Protect Retirement Savings by Expecting the Unexpected
June 26, 2009
There is no such thing as a sure thing, especially when it comes to investing. Even CDs, among the safest of all places to put your money, can fall in value due to an external factor such as inflation.
However, the constant presence of risk should not prevent us from planning to minimize risk. Especially if you are approaching retirement, risk has lost its appeal. It's time to protect retirement savings.
Here are two potential threats that, while not worth panicking over, are certainly worth keeping an eye on.
China and Russia have both floated the idea of a "global super currency" that would replace the U.S. dollar as the global default currency. It is truly impossible to know what the exact effect of such a change would mean to American savers, but it's hard to imagine that the U.S. dollar would benefit.

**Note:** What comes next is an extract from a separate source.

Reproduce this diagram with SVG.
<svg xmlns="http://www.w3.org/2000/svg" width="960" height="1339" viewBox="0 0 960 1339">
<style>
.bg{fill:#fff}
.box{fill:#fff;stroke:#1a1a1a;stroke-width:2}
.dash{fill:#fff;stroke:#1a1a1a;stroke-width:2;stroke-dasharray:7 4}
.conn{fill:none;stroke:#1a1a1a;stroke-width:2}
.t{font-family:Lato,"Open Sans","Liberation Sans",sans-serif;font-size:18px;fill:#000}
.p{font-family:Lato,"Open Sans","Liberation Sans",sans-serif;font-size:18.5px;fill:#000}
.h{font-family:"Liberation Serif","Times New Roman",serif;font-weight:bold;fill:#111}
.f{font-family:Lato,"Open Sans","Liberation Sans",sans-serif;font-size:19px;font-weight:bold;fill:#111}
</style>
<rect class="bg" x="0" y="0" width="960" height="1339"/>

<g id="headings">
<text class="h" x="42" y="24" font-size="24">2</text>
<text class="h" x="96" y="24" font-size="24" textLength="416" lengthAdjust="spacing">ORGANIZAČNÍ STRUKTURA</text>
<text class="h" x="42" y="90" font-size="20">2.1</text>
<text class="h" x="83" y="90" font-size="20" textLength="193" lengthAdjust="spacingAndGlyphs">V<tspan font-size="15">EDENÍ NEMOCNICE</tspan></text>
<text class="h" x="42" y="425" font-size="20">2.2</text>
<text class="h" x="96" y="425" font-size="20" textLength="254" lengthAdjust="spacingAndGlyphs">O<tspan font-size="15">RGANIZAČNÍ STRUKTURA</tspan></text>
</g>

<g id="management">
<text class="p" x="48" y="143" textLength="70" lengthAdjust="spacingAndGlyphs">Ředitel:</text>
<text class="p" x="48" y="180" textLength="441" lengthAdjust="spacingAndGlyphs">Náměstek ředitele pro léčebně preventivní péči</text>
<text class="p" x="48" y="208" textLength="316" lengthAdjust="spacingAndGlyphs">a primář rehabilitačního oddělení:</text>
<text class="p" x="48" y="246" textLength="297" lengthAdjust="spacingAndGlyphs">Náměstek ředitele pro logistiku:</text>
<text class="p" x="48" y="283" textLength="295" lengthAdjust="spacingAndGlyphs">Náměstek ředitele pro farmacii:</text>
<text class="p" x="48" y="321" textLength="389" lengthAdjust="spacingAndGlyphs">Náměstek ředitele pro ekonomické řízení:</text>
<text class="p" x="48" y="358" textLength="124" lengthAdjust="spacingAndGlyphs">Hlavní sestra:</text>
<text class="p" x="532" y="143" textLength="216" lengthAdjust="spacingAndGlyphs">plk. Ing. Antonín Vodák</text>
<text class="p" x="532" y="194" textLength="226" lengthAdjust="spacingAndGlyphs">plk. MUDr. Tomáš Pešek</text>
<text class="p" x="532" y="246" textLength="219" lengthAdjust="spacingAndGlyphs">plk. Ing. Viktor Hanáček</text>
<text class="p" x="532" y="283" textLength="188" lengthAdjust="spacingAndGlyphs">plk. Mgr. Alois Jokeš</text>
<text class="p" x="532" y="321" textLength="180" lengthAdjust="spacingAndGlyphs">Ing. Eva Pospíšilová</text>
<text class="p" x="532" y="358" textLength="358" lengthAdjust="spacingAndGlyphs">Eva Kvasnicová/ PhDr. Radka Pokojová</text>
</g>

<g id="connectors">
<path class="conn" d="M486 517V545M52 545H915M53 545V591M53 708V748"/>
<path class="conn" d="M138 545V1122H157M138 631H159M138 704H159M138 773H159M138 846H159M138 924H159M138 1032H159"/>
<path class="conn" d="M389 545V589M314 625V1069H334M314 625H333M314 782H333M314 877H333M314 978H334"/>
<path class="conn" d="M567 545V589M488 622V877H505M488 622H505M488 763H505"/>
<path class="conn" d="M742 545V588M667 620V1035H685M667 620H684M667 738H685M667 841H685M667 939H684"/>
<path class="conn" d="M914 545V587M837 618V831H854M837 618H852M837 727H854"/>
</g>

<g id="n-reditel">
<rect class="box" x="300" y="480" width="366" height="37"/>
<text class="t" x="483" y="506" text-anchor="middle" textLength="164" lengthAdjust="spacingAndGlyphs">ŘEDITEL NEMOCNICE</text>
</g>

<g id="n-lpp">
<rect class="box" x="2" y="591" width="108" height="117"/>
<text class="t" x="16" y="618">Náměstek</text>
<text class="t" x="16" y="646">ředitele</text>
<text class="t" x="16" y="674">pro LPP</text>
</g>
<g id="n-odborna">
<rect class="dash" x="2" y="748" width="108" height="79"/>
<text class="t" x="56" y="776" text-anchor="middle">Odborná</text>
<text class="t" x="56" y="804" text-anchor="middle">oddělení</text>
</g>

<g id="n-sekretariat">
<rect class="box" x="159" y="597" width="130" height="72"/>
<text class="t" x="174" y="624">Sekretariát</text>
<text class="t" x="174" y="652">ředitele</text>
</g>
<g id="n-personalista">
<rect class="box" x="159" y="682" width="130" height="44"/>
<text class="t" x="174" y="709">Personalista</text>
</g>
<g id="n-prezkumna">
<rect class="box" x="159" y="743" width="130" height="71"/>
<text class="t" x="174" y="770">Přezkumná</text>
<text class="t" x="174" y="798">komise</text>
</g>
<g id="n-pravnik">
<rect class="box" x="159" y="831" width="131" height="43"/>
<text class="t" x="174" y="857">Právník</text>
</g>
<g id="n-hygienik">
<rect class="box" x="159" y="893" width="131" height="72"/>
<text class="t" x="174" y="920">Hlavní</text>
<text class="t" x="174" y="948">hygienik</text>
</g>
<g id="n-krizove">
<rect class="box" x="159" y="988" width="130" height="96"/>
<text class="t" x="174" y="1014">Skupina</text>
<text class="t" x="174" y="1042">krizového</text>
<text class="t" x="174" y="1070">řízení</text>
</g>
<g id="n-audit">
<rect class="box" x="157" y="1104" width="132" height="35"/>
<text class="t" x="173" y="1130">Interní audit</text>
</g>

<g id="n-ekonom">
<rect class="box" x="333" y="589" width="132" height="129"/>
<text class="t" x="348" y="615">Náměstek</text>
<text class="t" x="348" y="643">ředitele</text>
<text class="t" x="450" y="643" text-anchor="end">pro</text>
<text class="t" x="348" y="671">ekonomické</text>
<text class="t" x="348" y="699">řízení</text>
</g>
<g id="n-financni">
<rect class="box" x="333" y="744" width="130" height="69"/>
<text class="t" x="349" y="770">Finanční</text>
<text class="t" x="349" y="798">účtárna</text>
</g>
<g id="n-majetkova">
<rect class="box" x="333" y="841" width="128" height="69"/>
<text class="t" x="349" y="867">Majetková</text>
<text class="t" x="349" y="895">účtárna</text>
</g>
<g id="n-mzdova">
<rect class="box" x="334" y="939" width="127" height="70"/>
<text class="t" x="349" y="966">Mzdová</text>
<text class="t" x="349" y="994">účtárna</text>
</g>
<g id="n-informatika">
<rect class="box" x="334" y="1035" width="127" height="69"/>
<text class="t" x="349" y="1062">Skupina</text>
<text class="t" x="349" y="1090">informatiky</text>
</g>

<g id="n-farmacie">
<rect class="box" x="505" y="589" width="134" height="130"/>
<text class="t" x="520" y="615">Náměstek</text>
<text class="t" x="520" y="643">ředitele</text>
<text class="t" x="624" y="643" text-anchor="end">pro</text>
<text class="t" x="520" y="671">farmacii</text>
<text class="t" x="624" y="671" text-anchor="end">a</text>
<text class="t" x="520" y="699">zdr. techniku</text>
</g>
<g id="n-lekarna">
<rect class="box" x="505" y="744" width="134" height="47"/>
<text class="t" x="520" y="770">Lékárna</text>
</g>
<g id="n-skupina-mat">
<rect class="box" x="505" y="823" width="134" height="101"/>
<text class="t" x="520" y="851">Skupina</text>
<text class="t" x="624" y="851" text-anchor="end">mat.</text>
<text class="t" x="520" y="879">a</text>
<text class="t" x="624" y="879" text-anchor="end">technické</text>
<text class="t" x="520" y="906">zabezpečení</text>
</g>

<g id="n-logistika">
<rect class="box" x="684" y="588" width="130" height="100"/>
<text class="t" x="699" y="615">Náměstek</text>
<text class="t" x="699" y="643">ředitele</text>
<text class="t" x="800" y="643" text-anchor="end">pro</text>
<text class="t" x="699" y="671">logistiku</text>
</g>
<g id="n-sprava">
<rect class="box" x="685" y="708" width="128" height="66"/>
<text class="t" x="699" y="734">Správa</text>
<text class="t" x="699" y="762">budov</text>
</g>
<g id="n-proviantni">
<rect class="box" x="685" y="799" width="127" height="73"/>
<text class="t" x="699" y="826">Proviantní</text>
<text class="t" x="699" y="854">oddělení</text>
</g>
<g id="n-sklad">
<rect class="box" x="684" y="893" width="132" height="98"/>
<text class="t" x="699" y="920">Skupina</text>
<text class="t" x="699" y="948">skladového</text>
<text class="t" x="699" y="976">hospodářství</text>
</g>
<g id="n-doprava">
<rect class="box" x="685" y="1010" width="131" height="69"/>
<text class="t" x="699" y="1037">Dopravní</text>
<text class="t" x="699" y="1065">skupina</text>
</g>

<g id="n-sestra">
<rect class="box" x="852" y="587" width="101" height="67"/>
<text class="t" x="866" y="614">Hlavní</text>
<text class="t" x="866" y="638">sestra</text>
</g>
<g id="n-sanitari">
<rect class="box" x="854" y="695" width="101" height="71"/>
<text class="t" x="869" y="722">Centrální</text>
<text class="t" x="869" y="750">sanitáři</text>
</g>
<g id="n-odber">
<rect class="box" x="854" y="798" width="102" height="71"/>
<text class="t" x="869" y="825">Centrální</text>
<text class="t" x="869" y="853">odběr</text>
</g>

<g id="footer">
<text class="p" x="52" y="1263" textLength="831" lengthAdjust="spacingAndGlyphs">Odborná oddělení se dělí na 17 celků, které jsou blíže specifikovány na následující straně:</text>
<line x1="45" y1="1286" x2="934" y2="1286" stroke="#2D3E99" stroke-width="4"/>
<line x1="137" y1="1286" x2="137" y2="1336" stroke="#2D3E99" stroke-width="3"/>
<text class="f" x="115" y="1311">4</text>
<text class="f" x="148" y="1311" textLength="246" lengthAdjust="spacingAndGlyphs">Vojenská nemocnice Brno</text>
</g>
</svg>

Savers looking to counter this risk may want to consider maintaining some deposit accounts denominated in currencies other than the U.S. dollar.

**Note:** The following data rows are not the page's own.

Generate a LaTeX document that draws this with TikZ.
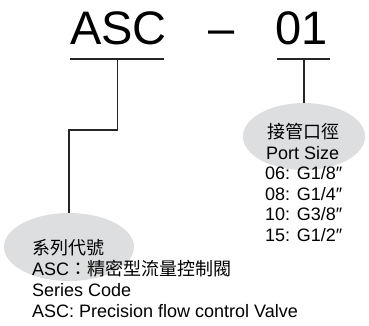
\documentclass[tikz,border=0pt]{standalone}
\usepackage{fontspec}
\setmainfont{Liberation Sans}
\newfontfamily\cjk{Noto Sans CJK TC}
\usetikzlibrary{shapes.geometric}
\definecolor{bubble}{RGB}{221,222,224}
\tikzset{
  bubblenode/.style={ellipse, fill=bubble, draw=none, inner sep=0pt},
  bigtext/.style={inner sep=0pt, anchor=base west, font=\fontsize{47}{50}\selectfont},
  infotext/.style={inner sep=0pt, anchor=base west, font=\fontsize{18}{20}\selectfont},
  conn/.style={line width=1.3pt, color=black!85}
}
\begin{document}
\begin{tikzpicture}[x=1pt,y=-1pt]
\useasboundingbox (0,0) rectangle (369,325);
% bubbles
\node[bubblenode, minimum width=130pt, minimum height=68pt] (el1) at (69,247) {};
\node[bubblenode, minimum width=122pt, minimum height=67pt] (el2) at (304,136.5) {};
% title
\node[bigtext] (asc) at (70,44) {ASC};
\node[bigtext, anchor=base] (dash) at (221.5,44) {–};
\node[bigtext] (num) at (275,44) {01};
% connectors
\coordinate (u1l) at (70,59);
\coordinate (u1r) at (164,59);
\coordinate (u1m) at (117.5,59);
\coordinate (bend) at (117.5,130);
\coordinate (u2l) at (277,59);
\coordinate (u2r) at (330,59);
\coordinate (u2m) at (304,59);
\draw[conn] (u1l) -- (u1r);
\draw[conn] (u1m) -- (bend) -| (el1.north);
\draw[conn] (u2l) -- (u2r);
\draw[conn] (u2m) -- (el2.north);
% right texts
\node[infotext] (r1) at (267,138.5) {\cjk 接管口徑};
\node[infotext] (r2) at (266,159) {Port Size};
\node[infotext] (r3) at (265,179.5) {06: G1/8″};
\node[infotext] (r4) at (265,200) {08: G1/4″};
\node[infotext] (r5) at (265,220.5) {10: G3/8″};
\node[infotext] (r6) at (265,241) {15: G1/2″};
% left texts
\node[infotext] (l1) at (32,254) {\cjk 系列代號};
\node[infotext] (l2) at (32,275) {ASC{\cjk ：精密型流量控制閥}};
\node[infotext] (l3) at (32,296) {Series Code};
\node[infotext] (l4) at (32,317) {ASC: Precision flow control Valve};
\end{tikzpicture}
\end{document}
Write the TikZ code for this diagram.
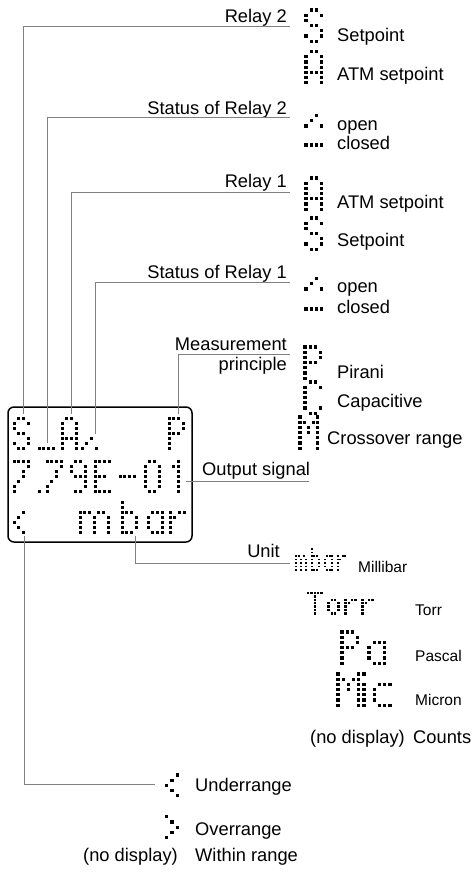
\documentclass[tikz,border=0pt]{standalone}
\usepackage{fontspec}
\setmainfont{Liberation Sans}
% dot-matrix glyph patterns: col/row, rows counted from the top
\def\dmS{1/0,2/0,0/1,3/1,0/2,1/3,2/3,3/4,0/5,3/5,1/6,2/6}
\def\dmA{1/0,2/0,0/1,3/1,0/2,3/2,0/3,3/3,0/4,1/4,2/4,3/4,0/5,3/5,0/6,3/6}
\def\dmOpen{0/6,1/5,2/4,3/6}
\def\dmClosed{0/6,1/6,2/6,3/6}
\def\dmP{0/0,1/0,2/0,0/1,3/1,0/2,3/2,0/3,1/3,2/3,0/4,0/5,0/6}
\def\dmC{1/0,2/0,0/1,3/1,0/2,0/3,0/4,0/5,3/5,1/6,2/6}
\def\dmM{0/0,4/0,0/1,1/1,3/1,4/1,0/2,2/2,4/2,0/3,2/3,4/3,0/4,4/4,0/5,4/5,0/6,4/6}
\def\dmSeven{0/0,1/0,2/0,3/0,3/1,2/2,2/3,1/4,0/5,0/6}
\def\dmNine{1/0,2/0,0/1,3/1,0/2,3/2,1/3,2/3,3/3,3/4,3/5,1/6,2/6}
\def\dmE{0/0,1/0,2/0,3/0,0/1,0/2,0/3,1/3,2/3,0/4,0/5,0/6,1/6,2/6,3/6}
\def\dmMinus{0/3,1/3,2/3,3/3}
\def\dmZero{1/0,2/0,0/1,3/1,0/2,3/2,0/3,3/3,0/4,3/4,0/5,3/5,1/6,2/6}
\def\dmOne{2/0,1/1,2/1,2/2,2/3,2/4,2/5,2/6}
\def\dmDot{0/6}
\def\dmLt{2/2,1/3,0/4,1/5,2/6}
\def\dmGt{0/2,1/3,2/4,1/5,0/6}
\def\dmm{0/2,1/2,2/2,4/2,5/2,0/3,3/3,6/3,0/4,3/4,6/4,0/5,3/5,6/5,0/6,3/6,6/6}
\def\dmmn{0/2,1/2,3/2,0/3,2/3,4/3,0/4,2/4,4/4,0/5,2/5,4/5,0/6,2/6,4/6}
\def\dmb{0/0,0/1,0/2,1/2,2/2,0/3,3/3,0/4,3/4,0/5,3/5,0/6,1/6,2/6}
\def\dma{1/2,2/2,3/2,0/3,3/3,0/4,3/4,0/5,3/5,1/6,2/6,3/6}
\def\dmr{0/2,2/2,3/2,0/3,1/3,0/4,0/5,0/6}
\def\dmT{0/0,1/0,2/0,3/0,4/0,2/1,2/2,2/3,2/4,2/5,2/6}
\def\dmo{1/2,2/2,0/3,3/3,0/4,3/4,0/5,3/5,1/6,2/6}
\def\dmi{0/0,0/2,0/3,0/4,0/5,0/6}
\def\dmc{1/2,2/2,3/2,0/3,0/4,0/5,1/6,2/6,3/6}
% #1 pattern, #2 x0, #3 y0, #4 x pitch, #5 y pitch, #6 dot size
\newcommand\dmg[6]{\foreach \c/\r in #1 {\fill ({#2+\c*#4-#6/2},{#3+\r*#5-#6/2}) rectangle ++(#6,#6);}}
\newcommand\lcdg[3]{\dmg{#1}{#2}{#3}{4.67}{5}{3.0}}
\newcommand\colg[3]{\dmg{#1}{#2}{#3}{5.2}{5.2}{3.2}}
\tikzset{
  lead/.style={draw={rgb,255:red,128;green,128;blue,128}, line width=1pt},
  lbl/.style={inner sep=0pt, anchor=base east, font=\fontsize{18.3}{22}\selectfont},
  desc/.style={inner sep=0pt, anchor=base west, font=\fontsize{18.3}{22}\selectfont},
  sdesc/.style={inner sep=0pt, anchor=base west, font=\fontsize{15.5}{18}\selectfont},
  lcdbox/.style={draw=black, line width=1.5pt, rounded corners=6pt, minimum width=184pt, minimum height=135pt, inner sep=0pt}
}
\begin{document}
\begin{tikzpicture}[x=1pt,y=-1pt]
\useasboundingbox (0,0) rectangle (475,872);
% display
\node[lcdbox] (lcd) at (100,474.5) {};
% row 1
\lcdg\dmS{14.3}{418}
\lcdg\dmClosed{39}{418}
\lcdg\dmA{62}{418}
\lcdg\dmOpen{82}{418}
\lcdg\dmP{169}{418}
% row 2
\lcdg\dmSeven{14.3}{461}
\lcdg\dmDot{39}{461}
\lcdg\dmSeven{47}{461}
\lcdg\dmNine{71}{461}
\lcdg\dmE{95}{461}
\lcdg\dmMinus{120}{461}
\lcdg\dmZero{145}{461}
\lcdg\dmOne{169}{461}
% row 3
\lcdg\dmLt{14.3}{502}
\lcdg\dmm{80}{502}
\lcdg\dmb{122}{502}
\lcdg\dma{148}{502}
\lcdg\dmr{170}{502}
% right column glyphs
\colg\dmS{306}{10}
\colg\dmA{306}{51.7}
\colg\dmOpen{306}{94.8}
\colg\dmClosed{306}{113.8}
\colg\dmA{306}{178}
\colg\dmS{306}{218}
\colg\dmOpen{306}{257.8}
\colg\dmClosed{306}{277.8}
\colg\dmP{305}{347}
\colg\dmC{305}{382}
\dmg\dmM{300}{417}{4.4}{5.2}{3.2}
% units
\dmg\dmmn{296}{549}{2.6}{3.5}{1.9}
\dmg\dmb{311.6}{549}{2.6}{3.5}{1.9}
\dmg\dma{324.6}{549}{2.6}{3.5}{1.9}
\dmg\dmr{337.6}{549}{2.6}{3.5}{1.9}
\dmg\dmT{308}{593}{3.4}{3.4}{2.5}
\dmg\dmo{328.4}{593}{3.4}{3.4}{2.5}
\dmg\dmr{345.4}{593}{3.4}{3.4}{2.5}
\dmg\dmr{362.4}{593}{3.4}{3.4}{2.5}
\colg\dmP{342}{632}
\colg\dma{369}{632}
\colg\dmM{338}{674}
\colg\dmi{364}{674}
\colg\dmc{374.4}{674}
\colg\dmLt{166.7}{764.6}
\colg\dmGt{166.7}{806.3}
% labels
\node[lbl] (tr2) at (287,22.5) {Relay 2};
\node[desc] (tsp2) at (337,42) {Setpoint};
\node[desc] (tatm2) at (337,81) {ATM setpoint};
\node[lbl] (tst2) at (287,114) {Status of Relay 2};
\node[desc] (top2) at (337,131) {open};
\node[desc] (tcl2) at (337,149) {closed};
\node[lbl] (tr1) at (287,187) {Relay 1};
\node[desc] (tatm1) at (337,208) {ATM setpoint};
\node[desc] (tsp1) at (337,246.5) {Setpoint};
\node[lbl] (tst1) at (287,278) {Status of Relay 1};
\node[desc] (top1) at (337,292) {open};
\node[desc] (tcl1) at (337,313) {closed};
\node[lbl] (tmeas) at (287,350) {Measurement};
\node[lbl] (tprin) at (287,370) {principle};
\node[desc] (tpir) at (337,378) {Pirani};
\node[desc] (tcap) at (337,407) {Capacitive};
\node[desc] (tcross) at (327,444) {Crossover range};
\node[desc] (tout) at (202,475) {Output signal};
\node[lbl] (tunit) at (280,557) {Unit};
\node[sdesc] (tmbar) at (358,572) {Millibar};
\node[sdesc] (ttorr) at (415,615) {Torr};
\node[sdesc] (tpa) at (415,661) {Pascal};
\node[sdesc] (tmic) at (415,705) {Micron};
\node[lbl] (tnd1) at (405,743) {(no display)};
\node[desc] (tcnt) at (413,743) {Counts};
\node[desc] (tund) at (195,791) {Underrange};
\node[desc] (tovr) at (195,835) {Overrange};
\node[lbl] (tnd2) at (178,861) {(no display)};
\node[desc] (twr) at (195,861) {Within range};
% leader end points
\coordinate (aS2) at (23,414);   \coordinate (eR2) at (290,27);
\coordinate (aSt2) at (47,443);  \coordinate (eSt2) at (290,118);
\coordinate (aR1) at (71,414);   \coordinate (eR1) at (290,192);
\coordinate (aSt1) at (95,434);  \coordinate (eSt1) at (290,282);
\coordinate (aMeas) at (178,414);\coordinate (eMeas) at (290,354);
\coordinate (aOut) at (186,481); \coordinate (eOut) at (309,481);
\coordinate (aUnit) at (135,536);\coordinate (eUnit) at (290,563);
\coordinate (aRng) at (24,536);  \coordinate (eRng) at (155,784);
% leaders
\draw[lead] (aS2) |- (eR2);
\draw[lead] (aSt2) |- (eSt2);
\draw[lead] (aR1) |- (eR1);
\draw[lead] (aSt1) |- (eSt1);
\draw[lead] (aMeas) |- (eMeas);
\draw[lead] (aOut) -- (eOut);
\draw[lead] (aUnit) |- (eUnit);
\draw[lead] (aRng) |- (eRng);
\end{tikzpicture}
\end{document}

The U.S. government has been spending a tremendous amount of cash over the past year and a half, trying to stop the U.S. from slipping into a deep economic depression. Estimates are that government commitments to economic assistance programs may reach up to $10 trillion.
Anytime such dollar figures are being bandied about, and meanwhile the value of gold has risen 25 percent in six months, people start to fear inflation.
Inflation is the worst nightmare of U.S. retirement savers because it directly lessens the buying power of money needed for retirement expenses. Savers looking to "hedge" against inflation may want to think about buying some gold-based investment.